Corporations are people in the sense that they are protected from the States under the equal protection clause of the 14th amendment, and they have the right to enforce contracts and sue in the courts.
THAT'S IT.
What's the fuss? Fuss for fuss' sake.
http://en.wikipedia.org/wiki/Corporate_personhood
Corporations as persons in the United States[edit]
As a matter of interpretation of the word "person" in the
Fourteenth Amendment, U.S. courts have extended certain constitutional protections to corporations. Opponents of corporate
personhood seek to amend the U.S. Constitution to limit these rights to those provided by state law and state constitutions.
[5][6]
The basis for allowing corporations to assert protection under the
U.S. Constitution is that they are organizations of people, and the people should not be deprived of their constitutional rights when they act collectively.

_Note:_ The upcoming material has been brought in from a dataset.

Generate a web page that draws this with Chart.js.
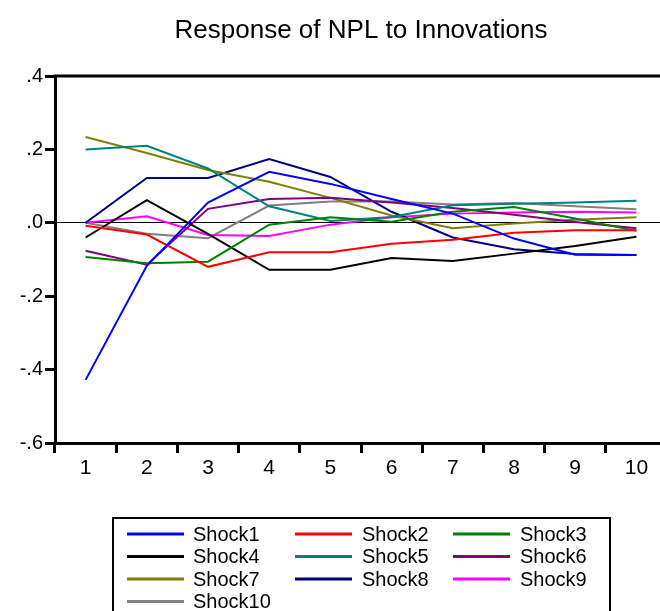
<!DOCTYPE html>
<html>
<head>
<meta charset="utf-8">
<script src="https://cdn.jsdelivr.net/npm/chart.js@4.4.0/dist/chart.umd.min.js"></script>
<style>
html, body { margin: 0; padding: 0; background: #fff; overflow: hidden; }
#wrap { width: 672px; height: 611px; }
</style>
</head>
<body>
<div id="wrap"><canvas id="irf" width="672" height="611"></canvas></div>
<script>
// periods after the shock
var periods = ['1', '2', '3', '4', '5', '6', '7', '8', '9', '10'];

// responses
var shock1  = [-0.428, -0.117, 0.055, 0.139, 0.106, 0.065, 0.025, -0.043, -0.087, -0.088];
var shock2  = [-0.008, -0.032, -0.120, -0.080, -0.080, -0.057, -0.046, -0.027, -0.020, -0.020];
var shock3  = [-0.093, -0.110, -0.106, -0.005, 0.015, 0.003, 0.030, 0.043, 0.012, -0.022];
var shock4  = [-0.040, 0.062, -0.030, -0.128, -0.128, -0.096, -0.104, -0.084, -0.063, -0.038];
var shock5  = [0.200, 0.210, 0.148, 0.045, 0.005, 0.016, 0.048, 0.052, 0.055, 0.060];
var shock6  = [-0.076, -0.114, 0.038, 0.065, 0.068, 0.055, 0.040, 0.022, 0.002, -0.015];
var shock7  = [0.234, 0.190, 0.144, 0.112, 0.068, 0.020, -0.015, -0.002, 0.008, 0.015];
var shock8  = [0.000, 0.122, 0.122, 0.174, 0.125, 0.030, -0.040, -0.072, -0.085, -0.088];
var shock9  = [0.000, 0.018, -0.033, -0.036, -0.005, 0.015, 0.025, 0.028, 0.030, 0.028];
var shock10 = [0.000, -0.030, -0.042, 0.047, 0.058, 0.058, 0.050, 0.054, 0.045, 0.037];

var seriesNames = ['Shock1', 'Shock2', 'Shock3', 'Shock4', 'Shock5', 'Shock6', 'Shock7', 'Shock8', 'Shock9', 'Shock10'];
var seriesValues = [shock1, shock2, shock3, shock4, shock5, shock6, shock7, shock8, shock9, shock10];
var seriesColors = ['#0000ff', '#ff0000', '#008000', '#000000', '#008080', '#800080', '#808000', '#000080', '#ff00ff', '#808080'];

var yMin = -0.6, yMax = 0.4, yStep = 0.2;
var chartTitle = 'Response of NPL to Innovations';

var fontName = '"Liberation Sans", Arial, sans-serif';

// eviews style tick text: .4  -.2  .0
function evLabel(v) {
    var s = (Math.round(v * 10) / 10).toFixed(1);
    return s.replace('0.', '.');
}

var datasets = [];
for (var i = 0; i < seriesNames.length; i++) {
    datasets.push({
        label: seriesNames[i],
        data: seriesValues[i],
        borderColor: seriesColors[i],
        backgroundColor: seriesColors[i],
        borderWidth: 2,
        pointRadius: 0,
        tension: 0,
        fill: false
    });
}

// title over the plot, frame top/right, and the boxed legend
var extras = {
    id: 'extras',
    afterDraw: function (chart) {
        var c = chart.ctx, a = chart.chartArea;
        c.save();
        c.strokeStyle = '#000';
        c.lineWidth = 3;
        c.beginPath();
        c.moveTo(a.left - 1.5, a.top);
        c.lineTo(a.right, a.top);
        c.lineTo(a.right, a.bottom);
        c.stroke();

        c.fillStyle = '#000';
        c.font = '26px ' + fontName;
        c.textAlign = 'center';
        c.textBaseline = 'alphabetic';
        c.fillText(chartTitle, (a.left + a.right) / 2, 38);

        // legend box
        c.lineWidth = 2;
        c.strokeRect(113, 518, 497, 120);
        var colLine = [127, 295, 453];
        var colText = [193, 362, 520];
        c.font = '20px ' + fontName;
        c.textAlign = 'left';
        c.textBaseline = 'middle';
        chart.data.datasets.forEach(function (ds, k) {
            var col = k % 3, row = Math.floor(k / 3);
            var y = 534 + row * 22.5;
            c.strokeStyle = ds.borderColor;
            c.lineWidth = 3;
            c.beginPath();
            c.moveTo(colLine[col], y);
            c.lineTo(colLine[col] + 57, y);
            c.stroke();
            c.fillStyle = '#000';
            c.fillText(ds.label, colText[col], y + 1);
        });
        c.restore();
    }
};

new Chart(document.getElementById('irf'), {
    type: 'line',
    data: { labels: periods, datasets: datasets },
    plugins: [extras],
    options: {
        responsive: false,
        animation: false,
        devicePixelRatio: 1,
        layout: { padding: { top: 76, left: 0, right: 5, bottom: 123 } },
        plugins: {
            legend: { display: false },
            title: { display: false },
            tooltip: { enabled: false }
        },
        scales: {
            x: {
                offset: true,
                afterFit: function (s) { s.height = 45; },
                grid: {
                    offset: true,
                    drawOnChartArea: false,
                    tickLength: 10,
                    tickWidth: 3,
                    tickColor: '#000'
                },
                border: { display: true, width: 3, color: '#000' },
                ticks: { color: '#000', padding: 3, maxRotation: 0, font: { family: fontName, size: 21 } }
            },
            y: {
                min: yMin,
                max: yMax,
                afterFit: function (s) { s.width = 55; },
                grid: {
                    drawOnChartArea: true,
                    color: function (ctx) {
                        return ctx.tick && Math.abs(ctx.tick.value) < 1e-9 ? '#000' : 'rgba(0,0,0,0)';
                    },
                    lineWidth: 1,
                    tickLength: 10,
                    tickWidth: 3,
                    tickColor: '#000'
                },
                border: { display: true, width: 3, color: '#000' },
                ticks: {
                    stepSize: yStep,
                    color: '#000',
                    padding: 2,
                    font: { family: fontName, size: 20 },
                    callback: function (v) { return evLabel(v); }
                }
            }
        }
    }
});
</script>
</body>
</html>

[7] In this view, treating corporations as "persons" is a convenient
legal fiction which allows corporations to sue and to be sued, provides a single entity for easier taxation and regulation, simplifies complex transactions that would otherwise involve, in the case of large corporations, thousands of people, and protects the individual rights of the shareholders as well as the
right of association.
Generally, corporations are not able to claim constitutional protections that would not otherwise be available to persons acting as a group. For example, the Supreme Court has not recognized a
Fifth Amendment right against self-incrimination for a corporation, since the right can be exercised only on an individual basis. In
United States v. Sourapas and Crest Beverage Company, "[a]ppellants [suggested] the use of the word 'taxpayer' several times in the regulations requires the fifth-amendment self-incrimination warning be given to a corporation." The Court did not agree.
[8]
Since the Supreme Court's ruling in
Citizens United v. Federal Election Commission in 2010, upholding the rights of corporations to make political expenditures under the First Amendment, there have been several calls for a U.S. Constitutional amendment to abolish Corporate Personhood,
[9] even though the Citizens United majority opinion makes no reference to corporate personhood or to the Fourteenth Amendment.